Physiquement, dans vingt ans, le point de vente pourrait ainsi ressembler à une véritable ruche à cellules multiples autour des espaces fondamentaux : show-room, comptoir, libre-service… A l’avenir et aux spécialistes du marketing et aux négociants eux-mêmes d’organiser cette ruche le plus rationnellement possible en termes d’image d’enseigne, de convivialité et d’efficacité.

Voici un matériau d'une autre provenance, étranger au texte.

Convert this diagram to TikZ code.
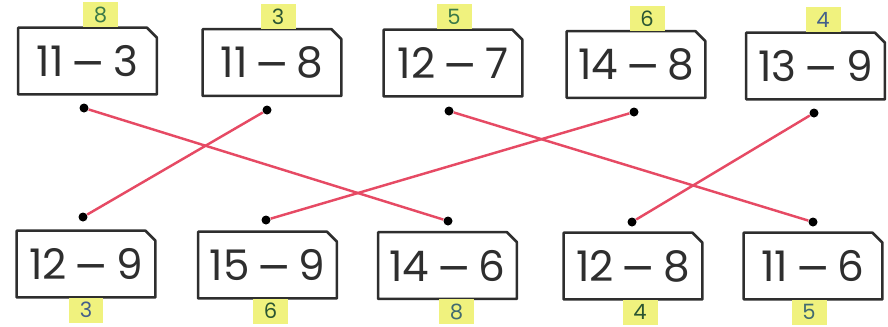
\documentclass[tikz,border=0pt]{standalone}
\usepackage{fontspec}
\setmainfont{Poppins}
\newfontfamily\minusfont{DejaVu Sans}
\usetikzlibrary{positioning}
\definecolor{linkred}{HTML}{E64A64}
\definecolor{marker}{HTML}{F0F27E}
\definecolor{inkgreen}{HTML}{3C7A48}
\definecolor{inkblue}{HTML}{45608A}
\definecolor{cardink}{HTML}{2E2E2E}
\newcommand{\mn}{\,{\minusfont −}\,}
\begin{document}
\begin{tikzpicture}[
    x=0.02cm, y=-0.02cm,
    card/.style={rectangle, minimum width=2.76cm, minimum height=1.32cm, inner sep=0pt, text=cardink, font=\fontsize{24}{28}\selectfont},
    answer/.style={rectangle, fill=marker, minimum width=0.7cm, minimum height=0.5cm, inner sep=0pt, font=\fontsize{12}{14}\selectfont},
    dot/.style={circle, fill=black, inner sep=0pt, minimum size=0.18cm},
    link/.style={color=linkred, line width=1.4pt}
]
\useasboundingbox (0,0) rectangle (888,326);

% top row
\node[card] (t1) at (87.5,61) {11\mn3};
\node[card] (t2) at (272,62.5) {11\mn8};
\node[card] (t3) at (453,63) {12\mn7};
\node[card] (t4) at (636,64.5) {14\mn8};
\node[card] (t5) at (815.5,66) {13\mn9};

% bottom row
\node[card] (b1) at (86,264) {12\mn9};
\node[card] (b2) at (267.5,265) {15\mn9};
\node[card] (b3) at (447.5,265.5) {14\mn6};
\node[card] (b4) at (633,266) {12\mn8};
\node[card] (b5) at (813,266) {11\mn6};

% card outlines, top right corner cut off
\foreach \c in {t1,t2,t3,t4,t5,b1,b2,b3,b4,b5}
  \draw[line width=1.5pt, line join=round, color=cardink] (\c.south west) -- (\c.north west) -- ([xshift=-0.2cm]\c.north east) -- ([yshift=-0.2cm]\c.north east) -- (\c.south east) -- cycle;

% answers
\node[answer, above=0pt of t1, xshift=0.26cm, text=inkgreen] (a1) {8};
\node[answer, above=0pt of t2, xshift=0.12cm, text=inkgreen!70!black] (a2) {3};
\node[answer, above=0pt of t3, xshift=0.02cm, text=inkgreen] (a3) {5};
\node[answer, above=0pt of t4, xshift=0.22cm, text=inkgreen!70!black] (a4) {6};
\node[answer, above=0pt of t5, xshift=0.15cm, text=inkblue] (a5) {4};
\node[answer, below=0pt of b1, xshift=0cm, text=inkblue] (c1) {3};
\node[answer, below=0pt of b2, xshift=0.06cm, text=inkgreen!70!black] (c2) {6};
\node[answer, below=0pt of b3, xshift=0.18cm, text=inkblue!60!inkgreen] (c3) {8};
\node[answer, below=0pt of b4, xshift=0.14cm, text=inkgreen!70!black] (c4) {4};
\node[answer, below=0pt of b5, xshift=-0.08cm, text=inkblue!60!inkgreen] (c5) {5};

% dots
\node[dot] (dt1) at (84,108) {};
\node[dot] (dt2) at (267,110) {};
\node[dot] (dt3) at (449,111) {};
\node[dot] (dt4) at (634,112) {};
\node[dot] (dt5) at (814,113) {};
\node[dot] (db1) at (83,217) {};
\node[dot] (db2) at (266,220) {};
\node[dot] (db3) at (448,221) {};
\node[dot] (db4) at (632,222) {};
\node[dot] (db5) at (813,222) {};

% matching lines
\draw[link] (dt1) -- (db3);
\draw[link] (dt2) -- (db1);
\draw[link] (dt3) -- (db5);
\draw[link] (dt4) -- (db2);
\draw[link] (dt5) -- (db4);
\end{tikzpicture}
\end{document}
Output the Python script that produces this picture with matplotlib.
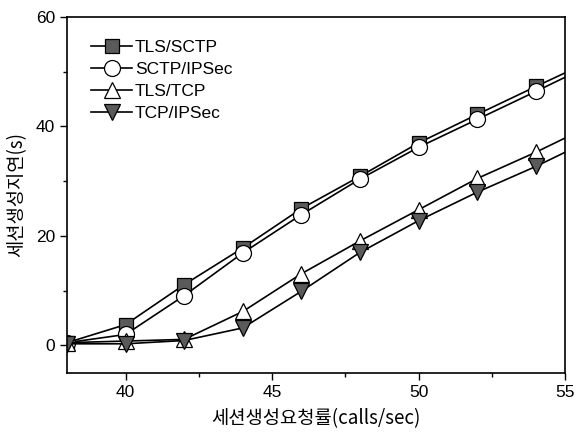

Outils pédagogiques autant que commerciaux, les dépôts du futur devront aussi, peut-être, devenir « environnementaux ». La faute au transport des marchandises. Explication : la croissance exponentielle du transport routier (on prévoit un doublement du trafic dans les dix prochaines années, à conditions comparables) renchérira la gestion des circuits de distribution. Ceux-ci coûteront cher, voire de plus en plus cher, et les enseignes seront amenées, mais c’est une hypothèse, à implanter leurs nouvelles agences à proximité des gares et voies navigables, pour utiliser davantage des outils de distribution moins polluants et, alors, moins onéreux que le transport routier : le rail et la péniche. Dans vingt ans, le négoce sera-t-il aussi écologique ? Décidément, l’avenir est un immense point d’interrogation.